In the first half of June several roadshow events took place – with Amsterdam and Berlin on the agenda and now also New York and Boston. Our company and investor presentation was also subject to a facelift following the BUWOG spin-off and is now online in German and English (in the IR section of our website, under the following link
).On the first slides of the presentation you'll find the latest distribution of the now commercial portfolio by asset class and region as well as investment highlights and a benchmark comparison.
Turning briefly to the investment highlights (page 6):
- Leading player in CEE & Russia: In 2013, the IMMOFINANZ portfolio in CEE was presented with the IPD Award for the highest yield (out of a total of 49 portfolios).
- Liquid share & large free float: the free float of our shares is approximately 90%. In January the average daily volume of shares traded was approx. EUR 7 million.
- Financial investments in BUWOG: these offer medium-term options for generating liquid assets which, in turn, can be reinvested in dividends, share buyback programmes, portfolio investments and debt reduction measures. IMMOFINANZ holds a stake of 49% in BUWOG, which is equivalent to 48.8 million shares. Given the share price on 9 May 2014 (EUR 13.4), the package has a market value of EUR 654 million (the BUWOG share price is currently about EUR 14). The value on NAV basis (according to BUWOG prospectus EUR 16.71 per share) is EUR 815 million. On the basis of the dividend guidance for 2013/14, IMMOFINANZ will receive approximately EUR 32 million in dividends from the investment. IMMOFINANZ also has subscribed a EUR 260 million BUWOG convertible bond.

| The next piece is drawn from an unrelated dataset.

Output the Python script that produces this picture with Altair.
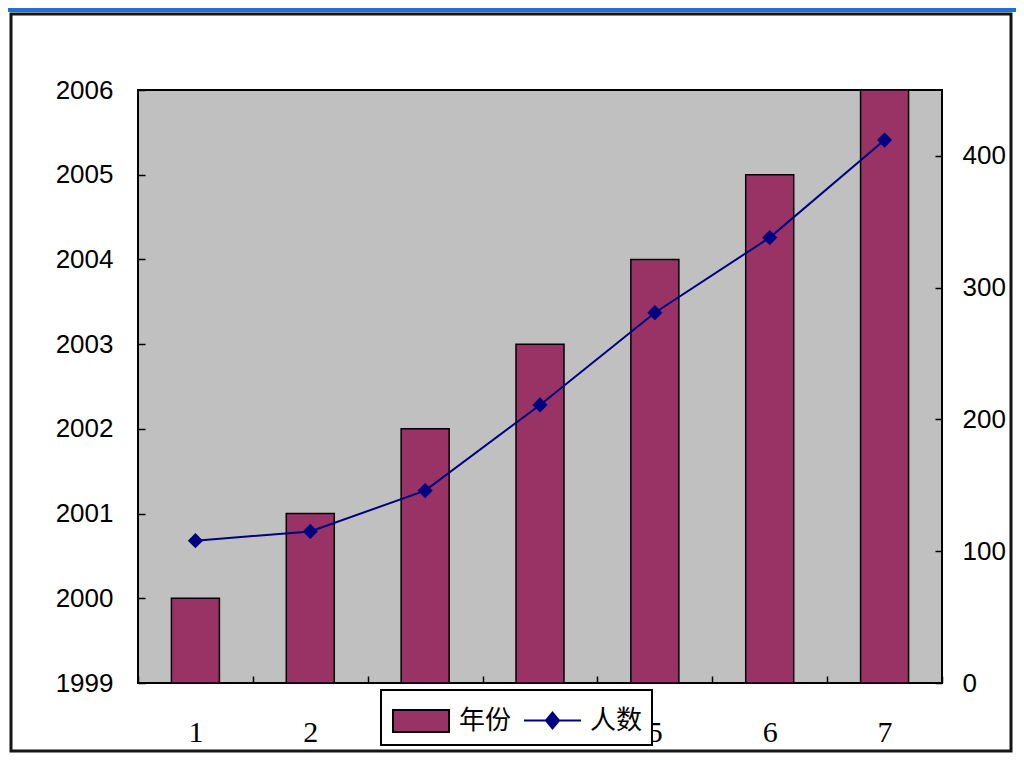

The coupon is 3.5% (about EUR 9.1 million).
- Cash-generating portfolio with high FFO and dividend yield
- Bet on Eastern Europe with high total return and growth potential
- Integrated business model covering the whole property life cycle
Speaking about the real estate machine: In the presentation we address the three segments of asset management, trade, and development in greater detail, illustrating, for instance, the value drivers in asset management which are to ensure a mid-term target of an occupancy rate of 90%.
In development a further increase in the value of the pipeline to as much as EUR 2 billion by 2016 (fair value anticipated on completion) is planned (it was last EUR 1.23 billion).
Last but not least, we also address brand development and value creation through real estate (page 29): STOP.SHOP, Deutsche Lagerhaus, BUWOG and LOG Center are successful examples, to which the retail brand "VIVO!" was recently added.